When your query fails with 'column must appear in GROUP BY clause or be used in an aggregate function,' you learn the rule instantly. You remember the error message because you felt the friction of fixing it. Reading about GROUP BY rules in a textbook does not create that memory. DataDriven runs your SQL against a production-grade SQL engine, so you get real error messages for real mistakes.

Output comparison reveals subtle bugs

Your query runs. It returns results. They look reasonable. But are they right? Without an evaluator, you would never notice that your LEFT JOIN accidentally duplicated 3% of rows because of a many-to-many relationship. DataDriven's evaluator catches exactly these bugs and shows you what went wrong.

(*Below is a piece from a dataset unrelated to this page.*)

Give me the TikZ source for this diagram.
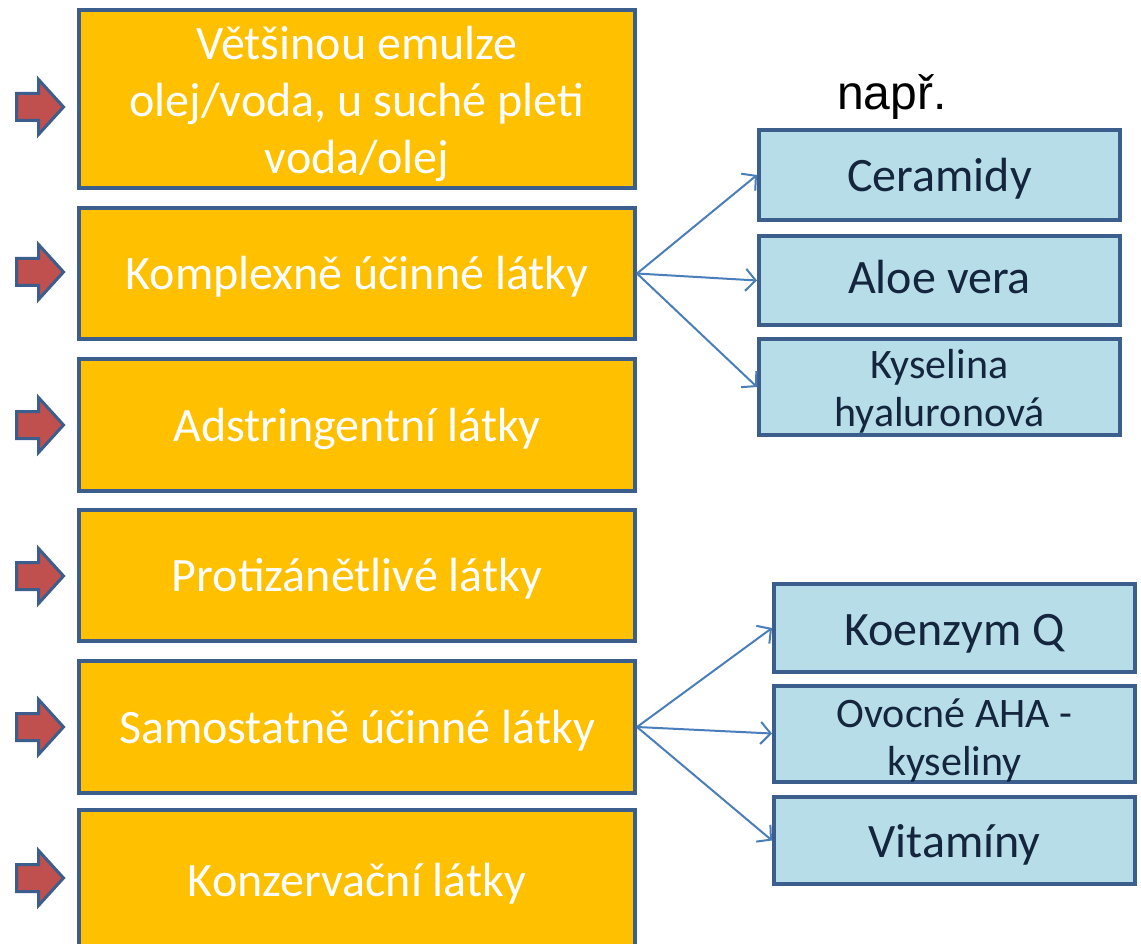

Production-grade SQL is what companies use

Most DE teams run production-grade SQL engines that support advanced features. Practicing on a toy SQL engine that does not support window frames or LATERAL joins means you are not practicing with the tools you will use. DataDriven runs a real database that supports advanced features like FILTER, GROUPING SETS, and recursive CTEs.

Multiple correct approaches

For most SQL problems, there are 3 to 5 valid solutions. A window function approach. A self-join approach. A CTE approach. A subquery approach. When your code actually runs and the output matches, any of these counts as correct. DataDriven's evaluator handles all valid approaches, unlike platforms that only accept one hardcoded solution pattern.

The Gap Between Knowing SQL and Performing in an Interview

Flashcards test recognition. Interviews test production.

A flashcard asks: 'What does ROW_NUMBER do?' You answer: 'Assigns a sequential integer to rows within a partition.' Correct. Now the interviewer asks: 'Write a query to deduplicate a table with 5 million rows, keeping the most recent entry per user.' Can you translate that knowledge into working SQL under time pressure? That translation step is what mock interviews with real execution train.

Syntax errors only happen when you write code

The most common SQL mistakes in interviews are syntax errors: missing commas, wrong function names, GROUP BY mismatches, WHERE vs HAVING confusion. You can know the concepts perfectly and still make these errors under pressure. The only way to reduce them is to write hundreds of queries and fix hundreds of errors. DataDriven gives you that repetition with real database feedback.

Debugging is a skill that requires practice

Your query returns 47 rows when the expected answer is 45. Where is the bug? Is it the join creating duplicates? A missing WHERE filter? A window function partition issue? Debugging SQL requires a systematic process: check row counts at each step, examine join cardinality, verify GROUP BY granularity. You cannot practice this process without running real queries against real data.

Difficulty Progression: Easy to Hard

Easy (Target: 8 to 12 minutes)

Single-table aggregations, basic joins, simple filtering with WHERE and HAVING. These questions test fundamental SQL literacy. If you cannot solve easy questions consistently in under 12 minutes, you need more time on fundamentals before mock interviews. Example: Find the top 3 departments by total salary using GROUP BY and ORDER BY with LIMIT.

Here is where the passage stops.